What issues/groups specific to New Mexico do you see as benefiting from LPFM access?
First, I see Indian communities on and off reservations as very important in this filing opportunity. Indian-managed groups applying on Indian nations will receive an automatic point on their application. Activist and artist groups alike would benefit from this opportunity the most, being that they are currently most under-represented in mainstream, and popular media and news.
How might environmental or social activists benefit from or use LPFM?
I see actually a lot of environmental groups being able to utilize LPFM stations because there’s a need for mobilization. And because LPFM is non-commercial, it is less likely to be swayed or compromised by any corporate interests.
In Albuquerque we’re surrounded by military labs and other industry, which can be harmful to the people who live here. LPFM is 100 watts or less ,which means it will cover an area roughly 2- to 5- miles. Its audience will be very close to where content is generated and more able to organize within a close range around close-range issues. Listeners can also be exposed to news info that is relevant in the immediate area. Also, almost anyone can be a DJ.

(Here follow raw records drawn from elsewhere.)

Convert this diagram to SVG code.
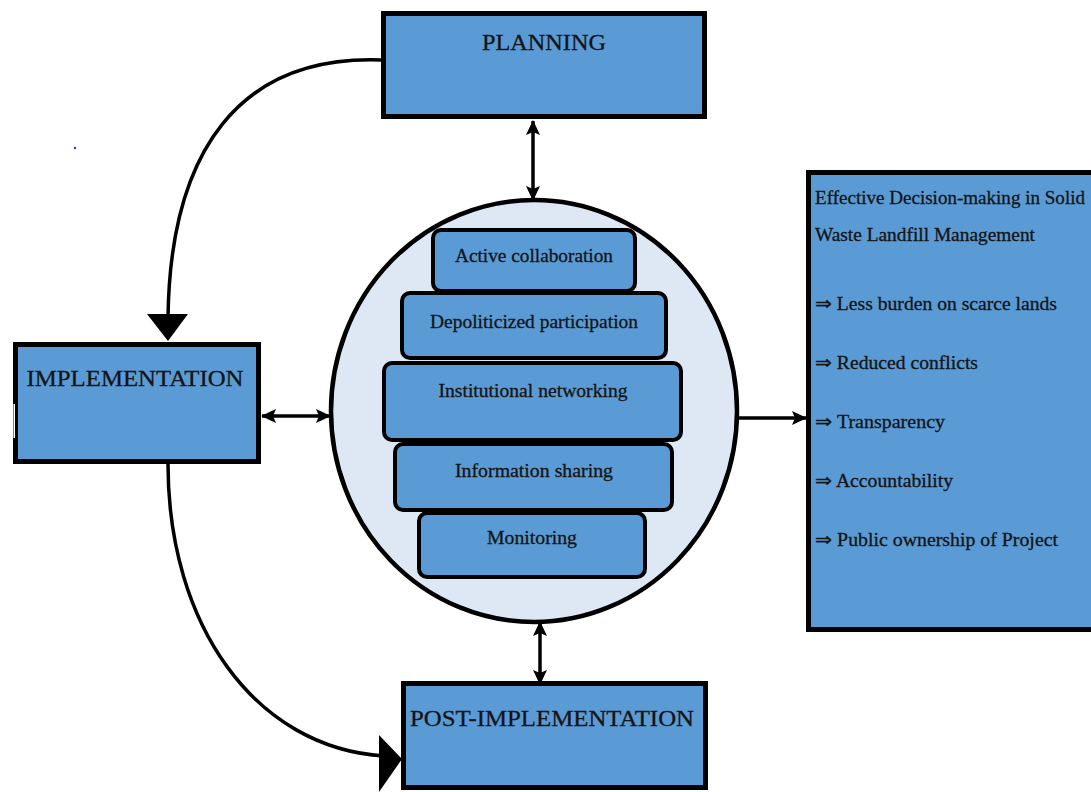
<svg xmlns="http://www.w3.org/2000/svg" width="1091" height="792" viewBox="0 0 1091 792">
<style>
.box{fill:#5b9bd5;stroke:#000;stroke-width:5}
.bar{fill:#5b9bd5;stroke:#000;stroke-width:4}
.t{font-family:"Liberation Serif",serif;fill:#141414;stroke:#141414;stroke-width:0.3}
.big{font-size:24px;text-anchor:middle}
.mid{font-size:19px;text-anchor:middle}
.side{font-size:18.5px}
.ln{fill:none;stroke:#000;stroke-width:3.5}
</style>
<defs>
<marker id="ah" markerUnits="userSpaceOnUse" markerWidth="16" markerHeight="14" refX="14" refY="7" orient="auto-start-reverse">
<path d="M0,0 L15,7 L0,14 L3,7 Z" fill="#000"/>
</marker>
</defs>
<rect width="1091" height="792" fill="#fff"/>
<circle cx="75" cy="148" r="1.2" fill="#2233dd"/>

<g id="connectors">
<path class="ln" d="M381,60 C 240,55 170,150 168,318"/>
<polygon points="147,314 188,314 168,341" fill="#000"/>
<path class="ln" d="M168,464 C 168,625 255,748 384,756"/>
<polygon points="379,735 402,759 379,792" fill="#000"/>
<line class="ln" x1="533" y1="121" x2="533" y2="200" marker-start="url(#ah)" marker-end="url(#ah)"/>
<line class="ln" x1="262" y1="416" x2="330" y2="416" marker-start="url(#ah)" marker-end="url(#ah)"/>
<line class="ln" x1="739" y1="418" x2="806" y2="418" marker-end="url(#ah)"/>
<line class="ln" x1="540" y1="622" x2="540" y2="684" marker-start="url(#ah)" marker-end="url(#ah)"/>
</g>

<g id="planning">
<rect class="box" x="383.5" y="13.5" width="321" height="103"/>
<text class="t big" x="544" y="50" textLength="124" lengthAdjust="spacingAndGlyphs">PLANNING</text>
</g>

<g id="implementation">
<rect class="box" x="15.5" y="344.5" width="243" height="117"/>
<rect x="13.5" y="404" width="1.5" height="34" fill="#fff"/>
<text class="t big" x="135" y="386" textLength="217" lengthAdjust="spacingAndGlyphs">IMPLEMENTATION</text>
</g>

<g id="post-implementation">
<rect class="box" x="403.5" y="683.5" width="302" height="104"/>
<text class="t big" x="552" y="726" textLength="284" lengthAdjust="spacingAndGlyphs">POST-IMPLEMENTATION</text>
</g>

<g id="hub">
<ellipse cx="534" cy="411" rx="203" ry="211" fill="#dde8f4" stroke="#000" stroke-width="4.5"/>
</g>

<g id="active-collaboration">
<rect class="bar" x="433" y="230" width="202" height="61" rx="8"/>
<text class="t mid" x="534" y="262" textLength="158" lengthAdjust="spacingAndGlyphs">Active collaboration</text>
</g>
<g id="depoliticized-participation">
<rect class="bar" x="402" y="293" width="264" height="65" rx="8"/>
<text class="t mid" x="534" y="328" textLength="208" lengthAdjust="spacingAndGlyphs">Depoliticized participation</text>
</g>
<g id="institutional-networking">
<rect class="bar" x="384" y="363" width="297" height="77" rx="8"/>
<text class="t mid" x="533" y="397" textLength="189" lengthAdjust="spacingAndGlyphs">Institutional networking</text>
</g>
<g id="information-sharing">
<rect class="bar" x="395" y="444" width="277" height="66" rx="8"/>
<text class="t mid" x="534" y="477" textLength="158" lengthAdjust="spacingAndGlyphs">Information sharing</text>
</g>
<g id="monitoring">
<rect class="bar" x="419" y="513" width="226" height="64" rx="8"/>
<text class="t mid" x="532" y="544" textLength="90" lengthAdjust="spacingAndGlyphs">Monitoring</text>
</g>

<g id="outcomes">
<rect class="box" x="808.5" y="172.5" width="300" height="457"/>
<text class="t side" x="815" y="204" textLength="270" lengthAdjust="spacingAndGlyphs">Effective Decision-making in Solid</text>
<text class="t side" x="815" y="241" textLength="220" lengthAdjust="spacingAndGlyphs">Waste Landfill Management</text>
<text class="t side" x="815" y="310" textLength="242" lengthAdjust="spacingAndGlyphs">⇒ Less burden on scarce lands</text>
<text class="t side" x="815" y="369" textLength="163" lengthAdjust="spacingAndGlyphs">⇒ Reduced conflicts</text>
<text class="t side" x="815" y="428" textLength="130" lengthAdjust="spacingAndGlyphs">⇒ Transparency</text>
<text class="t side" x="815" y="487" textLength="138" lengthAdjust="spacingAndGlyphs">⇒ Accountability</text>
<text class="t side" x="815" y="546" textLength="243" lengthAdjust="spacingAndGlyphs">⇒ Public ownership of Project</text>
</g>
</svg>
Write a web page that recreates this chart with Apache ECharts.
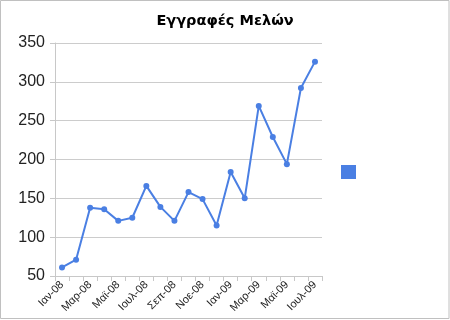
<!DOCTYPE html>
<html><head><meta charset="utf-8">
<script src="https://cdn.jsdelivr.net/npm/echarts@6/dist/echarts.min.js"></script>
<style>html,body{margin:0;padding:0;background:#fff}#c{width:450px;height:320px}</style>
</head><body><div id="c"></div>
<script>
var categories = ['Ιαν-08','Φεβ-08','Μαρ-08','Απρ-08','Μαϊ-08','Ιουν-08','Ιουλ-08','Αυγ-08','Σεπ-08','Οκτ-08','Νοε-08','Δεκ-08','Ιαν-09','Φεβ-09','Μαρ-09','Απρ-09','Μαϊ-09','Ιουν-09','Ιουλ-09'];
var members = [61, 71, 138, 136, 121, 125, 166, 139, 121, 158, 149, 115, 184, 150, 269, 229, 194, 292, 326];
var yTicks = [50, 100, 150, 200, 250, 300, 350];
var seriesName = 'Εγγραφές';
var chart = echarts.init(document.getElementById('c'), null, {renderer:'canvas'});
chart.setOption({
  animation:false,
  backgroundColor:'#fff',
  title:{text:'Εγγραφές Μελών', left:'center', top:9,
    textStyle:{fontFamily:'DejaVu Sans', fontWeight:'bold', fontSize:14.5, color:'#000'}},
  graphic:[{type:'rect', shape:{x:0.5,y:0.5,width:448.5,height:318}, style:{fill:null, stroke:'#c0c0c0', lineWidth:1}, silent:true}],
  legend:{show:true, left:336, top:160, icon:'rect', itemWidth:15, itemHeight:14, itemGap:0,
    data:[seriesName], formatter:function(){return '';}, textStyle:{fontSize:1}},
  grid:{left:55, right:128, top:43, bottom:44, containLabel:false},
  xAxis:{type:'category', data:categories, boundaryGap:true,
    axisLine:{show:true, lineStyle:{color:'#c8c8c8', width:1}},
    axisTick:{show:true, interval:0, length:5, lineStyle:{color:'#c8c8c8'}},
    axisLabel:{interval:1, rotate:45, margin:7, fontFamily:'Liberation Sans', fontSize:11, color:'#222'},
    splitLine:{show:false}},
  yAxis:{type:'value', min:yTicks[0], max:yTicks[yTicks.length-1], interval:50,
    axisLine:{show:true, lineStyle:{color:'#c8c8c8'}},
    axisTick:{show:true, length:5, lineStyle:{color:'#c8c8c8'}},
    axisLabel:{margin:10, fontFamily:'Liberation Sans', fontSize:16, color:'#222'},
    splitLine:{show:true, lineStyle:{color:'#cccccc', width:1}}},
  series:[{name:seriesName, type:'line', data:members, symbol:'circle', symbolSize:6,
    itemStyle:{color:'#4a7fe3'}, lineStyle:{color:'#4a7fe3', width:2}}]
});
</script></body></html>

What resources are available to groups interested in applying for a license?
The Prometheus Radio Project and I are on tour funneling people to many online resources, many of which were developed by PRP itself. I myself have been a local liaison since pre-victory campaign days and offer myself as a local who has been through the process and has experiential knowledge of application and station management. I also co-run a non-commercial/educational (NCE) radio station in Gallup, N.M. for the past 5 years. I rely on PRP for support but have also learned to navigate FCC and regulatory jargon quite a bit.
What can attendees to Saturday’s presentation given by you and Prometheus expect to learn?
You will learn the many wonderful applications of community radio. You will learn who else in your community is planning on submitting an application. You will learn what ducks need to be in a row as you put your application together. You will learn who in your community will help and offer resources during your fabulous journey to becoming an LPFM station.
Anything else we should know?
There will soon be an awesome new community station on your dial. And it might be you.
Low-Power FM Workshop
With Autumn Chacon and the Prometheus Radio Project
Saturday, May 11, from 3 p.m. to 5 p.m.